Definitely. The whole paper is a call for more research in this direction, more solution-oriented research, how to improve that environment. There's a lot of empirical work to be done. These are just ideas and suggestions. So yes, it's definitely a call for much more empirical work, and also independent from the platforms themselves.
Your focus is on what might be called normal users, not malicious ones. In fact, you argue that "it is not necessary that all or even the majority of users engage with nudging or boosting interventions." Why are you confident in taking this approach?
We can never assume that everyone would engage with all the tools or interventions we are proposing. It will always be just a fraction. These external interventions are not making any judgments, they are getting people to make decisions for themselves. They of course cannot catch malicious actors who have an agenda, so they can only help people who by accident fall prey to their tactics. So that's one reason. Another one is of course that we believe that we are very social beings. So, I was talking about Wikipedia as one of the examples of collective intelligence that actually has worked out.
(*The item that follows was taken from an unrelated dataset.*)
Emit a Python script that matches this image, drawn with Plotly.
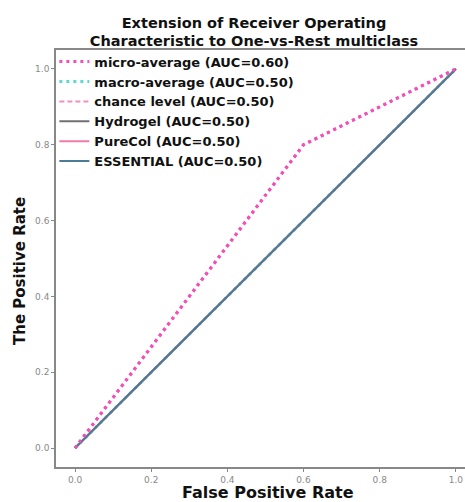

So that's what we try to use as a parallel — once our online environments are more promotions of quality, in a collective-intelligence way, it will be pushed upward and reach people that would not have engaged with it before.
Finally, what's most important question I didn't ask and what's the answer?
Well, one important question is "Who should do that?' 'Who would be interested?" I think the answer is that maybe the platforms have some interest in implementing such measures to improve quality, but it's always important to keep in mind that they are commercial entities and that they have a certain goal, which is to maximize user engagement so they can make their ad revenue.
So it's probably also the responsibility of a democratic society to participate in this process of designing our online world. We have now let the platforms do that for us for a very long time, for the 10 years or so that they been around. Now we think it's about time that, as a democratic society, we should come up with our own solutions. The option space for doing this is huge. There are a lot of options that we have not even touched or thought about yet.